CRM could boost your charity perfomance as it has helped other charities to successfully save money and raise donations.
Charity CRM-Customer relationship management (CRM) software exploded onto the business scene about twenty years ago, and the market for CRM products is now worth tens of billions of pounds, according to Gartner. It allows businesses to organise and manage all interactions and relationships with customers, and prospective customers, from one centralised platform.
When it comes to charities and non-profits, CRM means constituent, rather than customer, relationship management, where constituents include donors, prospective donors, members, volunteers, partners, vendors and so on. Let’s see how CRM can enhance charity performance.
CRM systems designed for charities offer specialised features such as donor and other constituent management, campaign management, donation management (including the ability to take payments), donation accounting, fundraising event management as well as providing analytics and reports.
These last two capabilities: providing analytics and reports are important for charities as they become increasingly data driven.
That’s because around 80% of all donations tend to be made by just 20% or so of donors but identifying and managing your relationship with that 20% can be hard , unless you have suitable software such as a CRM system.

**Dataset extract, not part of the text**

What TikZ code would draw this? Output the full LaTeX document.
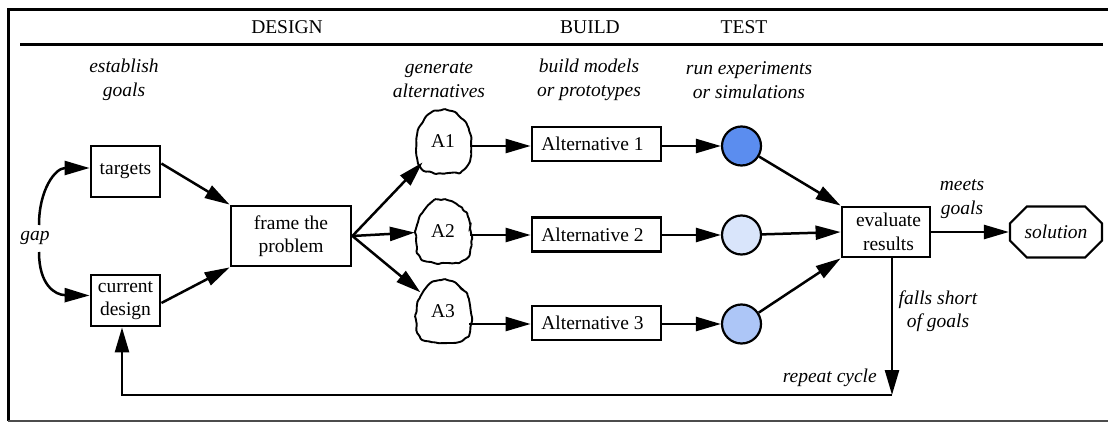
\documentclass[tikz,border=0pt]{standalone}
\usepackage{fontspec}
\setmainfont{Liberation Serif}
\usetikzlibrary{arrows.meta,shapes.geometric,shapes.misc,decorations.pathmorphing,calc}

\definecolor{testA}{HTML}{5B8DEF}
\definecolor{testB}{HTML}{D9E5FB}
\definecolor{testC}{HTML}{ADC6F7}

% outline of an idea bubble, relative to its centre (y grows downwards)
\def\bubblepts{(0,-31) (-11,-29) (-20,-19) (-26,-6) (-27,9) (-24,24) (-12,31) (5,32) (19,30) (27,19) (28,2) (25,-14) (16,-25) (7,-30)}

\begin{document}
\begin{tikzpicture}[x=1pt,y=-1pt,
  every node/.style={font=\fontsize{19.5}{23.5}\selectfont},
  box/.style={draw, line width=2.8pt, align=center, inner sep=0pt},
  note/.style={font=\fontsize{19.5}{23.5}\selectfont\itshape, align=center, inner sep=0pt},
  arr/.style={line width=2.5pt, -{Triangle[length=25pt,width=14pt]}},
  bubble/.style={ellipse, minimum width=56pt, minimum height=62pt, inner sep=0pt},
  bubbleline/.style={line width=1.9pt, decorate,
    decoration={random steps, segment length=3.5pt, amplitude=1.1pt}, rounded corners=1pt},
  trial/.style={draw, circle, line width=2.2pt, minimum size=39pt, inner sep=0pt},
  framebar/.style={line width=3pt},
]
\pgfmathsetseed{11}
\useasboundingbox (0,0) rectangle (1108,422);

% outer frame and header rules
\draw[framebar] (8.5,421) -- (8.5,10) -- (1108,10);
\draw[framebar] (20,45) -- (1103,45);
\draw[line width=1.5pt, black!70] (8,421) -- (1108,421);

% phase headings
\node (design) at (287,27) {DESIGN};
\node (build)  at (590,27) {BUILD};
\node (test)   at (744,27) {TEST};

% activity captions
\node[note] (estab) at (124,80) {establish\\goals};
\node[note] (gen)   at (439,80) {generate\\alternatives};
\node[note] (bm)    at (589,80) {build models\\or prototypes};
\node[note] (re)    at (749,80) {run experiments\\or simulations};

% goal setting
\node[box, minimum width=69pt, minimum height=51pt] (targets) at (125.5,171.5) {targets};
\node[box, minimum width=69pt, minimum height=51pt] (cur) at (125.5,300.5) {current\\design};
\node[note] (gap) at (35,238) {gap};
\node[box, minimum width=120pt, minimum height=60pt] (frame) at (291,236) {frame the\\problem};

% alternatives: hand-drawn bubbles
\foreach \n/\y in {1/141, 2/231, 3/311}{
  \node[bubble] (A\n) at (443,\y) {A\n};
  \draw[bubbleline, shift={(443,\y)}] plot[smooth cycle, tension=0.75] coordinates {\bubblepts};
}

\node[box, minimum width=129pt, minimum height=34pt] (alt1) at (596.5,144) {Alternative 1\hspace*{8pt}};
\node[box, minimum width=129pt, minimum height=34pt] (alt2) at (596.5,234.5) {Alternative 2\hspace*{8pt}};
\node[box, minimum width=129pt, minimum height=34pt] (alt3) at (596.5,323) {Alternative 3\hspace*{8pt}};

\node[trial, fill=testA] (C1) at (741.5,146) {};
\node[trial, fill=testB] (C2) at (741.5,235) {};
\node[trial, fill=testC] (C3) at (741.5,324) {};

% evaluation and outcome
\node[box, minimum width=88pt, minimum height=50pt] (eval) at (886,232) {\hspace*{5pt}evaluate\\\hspace*{5pt}results};
\node[draw, line width=2.2pt, chamfered rectangle, chamfered rectangle sep=10pt,
      minimum width=92pt, minimum height=51pt, inner sep=0pt, font=\fontsize{19.5}{23.5}\selectfont\itshape]
      (sol) at (1056,232) {solution};

\node[note] (meets) at (962,199) {meets\\goals};
\node[note] (falls) at (938,311) {falls short\\of goals};
\node[note, anchor=east] (rep) at (877,378) {repeat cycle};

% connectors
\coordinate (g1) at (39,225);
\coordinate (g2) at (39,252);
\draw[arr] (g1) .. controls (39,190) and (55,168) .. ([yshift=3.5pt]targets.west);
\draw[arr] (g2) .. controls (39,285) and (55,295) .. ([yshift=5pt]cur.west);

\draw[arr] ([yshift=8pt]targets.east) -- (frame.north west);
\draw[arr] ([yshift=-2.5pt]cur.east) -- (frame.south west);

\draw[arr] (frame.east) -- (A1);
\draw[arr] (frame.east) -- (A2);
\draw[arr] (frame.east) -- (A3);

\draw[arr] ([xshift=-1pt]A1.east |- C1) -- (alt1.west |- C1);
\draw[arr] ([xshift=-1pt]A2.east |- C2) -- (alt2.west |- C2);
\draw[arr] ([xshift=-2pt]A3.east |- C3) -- (alt3.west |- C3);

\draw[arr] (alt1.east |- C1) -- (C1);
\draw[arr] (alt2.east |- C2) -- (C2);
\draw[arr] (alt3.east |- C3) -- (C3);

\draw[arr] (C1) -- (eval.north west);
\draw[arr] (C2) -- (eval.west);
\draw[arr] (C3) -- (eval.south west);

\draw[arr] (eval.east) -- (sol.west);

\coordinate (rc) at (892,395);
\coordinate (fb) at (122,395);
\draw[arr] (eval.south -| rc) -- (rc);
\draw[arr] (rc) -- (fb) -- (fb |- cur.south);
\end{tikzpicture}
\end{document}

CRM can also have an important role in your charity performance by helping you to hang on to your donors. The system provides donor (and other constituent) retention tools which help with membership drives, engagement in volunteer projects, or pledge management. And that is important because, according to the Harvard Business Review, a 5% reduction in your customer defection rate can increase profits by 25% – 95%. Assuming something similar holds true in the non-profit sector, a relatively small reduction in donor defection will have a significant impact on your total fundraising.
It’s important to acknowledge that CRM systems do present some challenges to charities. Implementing them involves changing to existing practices and usually requires some training. It can involve cultural changes, because a central relationship data repository means staff no longer “own” specific donors or store contact histories in their own spreadsheets or contact management software. Instead data is designed to be shared with other staff, and it is only when they are willing to do this that it can be fully exploited.